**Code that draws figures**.
□ □ □ □ □

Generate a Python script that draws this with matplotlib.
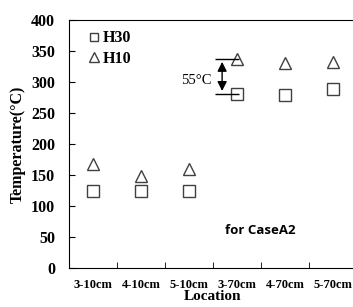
import numpy as np
import matplotlib.pyplot as plt

locations = ['3-10cm', '4-10cm', '5-10cm', '3-70cm', '4-70cm', '5-70cm']
h30 = [124, 124, 125, 281, 279, 289]
h10 = [168, 148, 160, 337, 330, 332]

serif = 'Liberation Serif'

fig = plt.figure(figsize=(3.53, 3.07), dpi=100)
ax = fig.add_axes([69/353, 1 - 268/307, 288/353, 248/307])

x = np.arange(len(locations))
ax.plot(x, h30, linestyle='none', marker='s', ms=8, mfc='none', mec='#404040', mew=1.0, label='H30')
ax.plot(x, h10, linestyle='none', marker='^', ms=9, mfc='none', mec='#404040', mew=1.0, label='H10')

ax.set_xlim(-0.5, 5.5)
ax.set_ylim(0, 400)
ax.set_yticks(np.arange(0, 401, 50))
ax.set_xticks(x)
ax.set_xticklabels(locations, fontfamily=serif, fontweight='bold', fontsize=9)
ax.set_xticks(np.arange(0.5, 5, 1), minor=True)
ax.tick_params(axis='x', which='major', length=0, pad=8)
ax.tick_params(axis='x', which='minor', direction='in', length=4)
ax.tick_params(axis='y', direction='in', length=4, pad=10)
for lab in ax.get_yticklabels():
    lab.set_fontfamily(serif)
    lab.set_fontweight('bold')
    lab.set_fontsize(11.5)
ax.spines['right'].set_visible(False)

ax.set_ylabel('Temperature(°C)', fontfamily=serif, fontweight='bold', fontsize=11.5, labelpad=4)
ax.set_xlabel('Location', fontfamily=serif, fontweight='bold', fontsize=11, labelpad=-1)

# 55°C difference marker
ax.hlines([h10[3], h30[3]], 2.54, 3.05, color='black', lw=1)
ax.annotate('', xy=(2.69, h10[3]), xytext=(2.69, h30[3]),
            arrowprops=dict(arrowstyle='<|-|>', color='black', lw=1, mutation_scale=14))
ax.text(2.46, 303, '55°C', fontfamily=serif, fontsize=10.5, ha='right', va='center')

ax.text(3.48, 61, 'for CaseA2', fontfamily='Open Sans', fontweight='bold', fontsize=9.5, ha='center', va='center')

leg = ax.legend(loc='upper left', bbox_to_anchor=(0.05, 0.985), frameon=False,
                handlelength=0.5, handletextpad=0.3, borderaxespad=0,
                labelspacing=0.3, markerscale=0.75,
                prop={'family': serif, 'weight': 'bold', 'size': 11.5})

fig.savefig('out.png', dpi=100)
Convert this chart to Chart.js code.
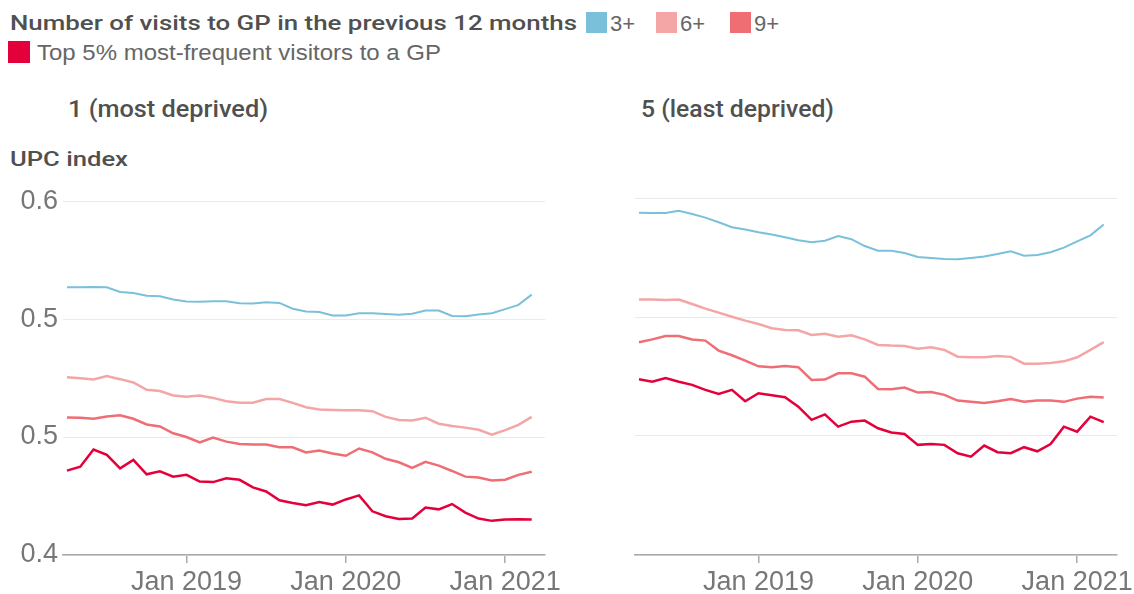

□ □ □ □ □

**Problem statement**. Reproduce the entries exactly. Do not carry over any picture.

**Answer to this exercise**.
Generate a Python script that draws this with matplotlib.
import numpy as np
import matplotlib.pyplot as plt

locations = ['3-10cm', '4-10cm', '5-10cm', '3-70cm', '4-70cm', '5-70cm']
h30 = [124, 124, 125, 281, 279, 289]
h10 = [168, 148, 160, 337, 330, 332]

serif = 'Liberation Serif'

fig = plt.figure(figsize=(3.53, 3.07), dpi=100)
ax = fig.add_axes([69/353, 1 - 268/307, 288/353, 248/307])

x = np.arange(len(locations))
ax.plot(x, h30, linestyle='none', marker='s', ms=8, mfc='none', mec='#404040', mew=1.0, label='H30')
ax.plot(x, h10, linestyle='none', marker='^', ms=9, mfc='none', mec='#404040', mew=1.0, label='H10')

ax.set_xlim(-0.5, 5.5)
ax.set_ylim(0, 400)
ax.set_yticks(np.arange(0, 401, 50))
ax.set_xticks(x)
ax.set_xticklabels(locations, fontfamily=serif, fontweight='bold', fontsize=9)
ax.set_xticks(np.arange(0.5, 5, 1), minor=True)
ax.tick_params(axis='x', which='major', length=0, pad=8)
ax.tick_params(axis='x', which='minor', direction='in', length=4)
ax.tick_params(axis='y', direction='in', length=4, pad=10)
for lab in ax.get_yticklabels():
    lab.set_fontfamily(serif)
    lab.set_fontweight('bold')
    lab.set_fontsize(11.5)
ax.spines['right'].set_visible(False)

ax.set_ylabel('Temperature(°C)', fontfamily=serif, fontweight='bold', fontsize=11.5, labelpad=4)
ax.set_xlabel('Location', fontfamily=serif, fontweight='bold', fontsize=11, labelpad=-1)

# 55°C difference marker
ax.hlines([h10[3], h30[3]], 2.54, 3.05, color='black', lw=1)
ax.annotate('', xy=(2.69, h10[3]), xytext=(2.69, h30[3]),
            arrowprops=dict(arrowstyle='<|-|>', color='black', lw=1, mutation_scale=14))
ax.text(2.46, 303, '55°C', fontfamily=serif, fontsize=10.5, ha='right', va='center')

ax.text(3.48, 61, 'for CaseA2', fontfamily='Open Sans', fontweight='bold', fontsize=9.5, ha='center', va='center')

leg = ax.legend(loc='upper left', bbox_to_anchor=(0.05, 0.985), frameon=False,
                handlelength=0.5, handletextpad=0.3, borderaxespad=0,
                labelspacing=0.3, markerscale=0.75,
                prop={'family': serif, 'weight': 'bold', 'size': 11.5})

fig.savefig('out.png', dpi=100)
Convert this chart to Chart.js code.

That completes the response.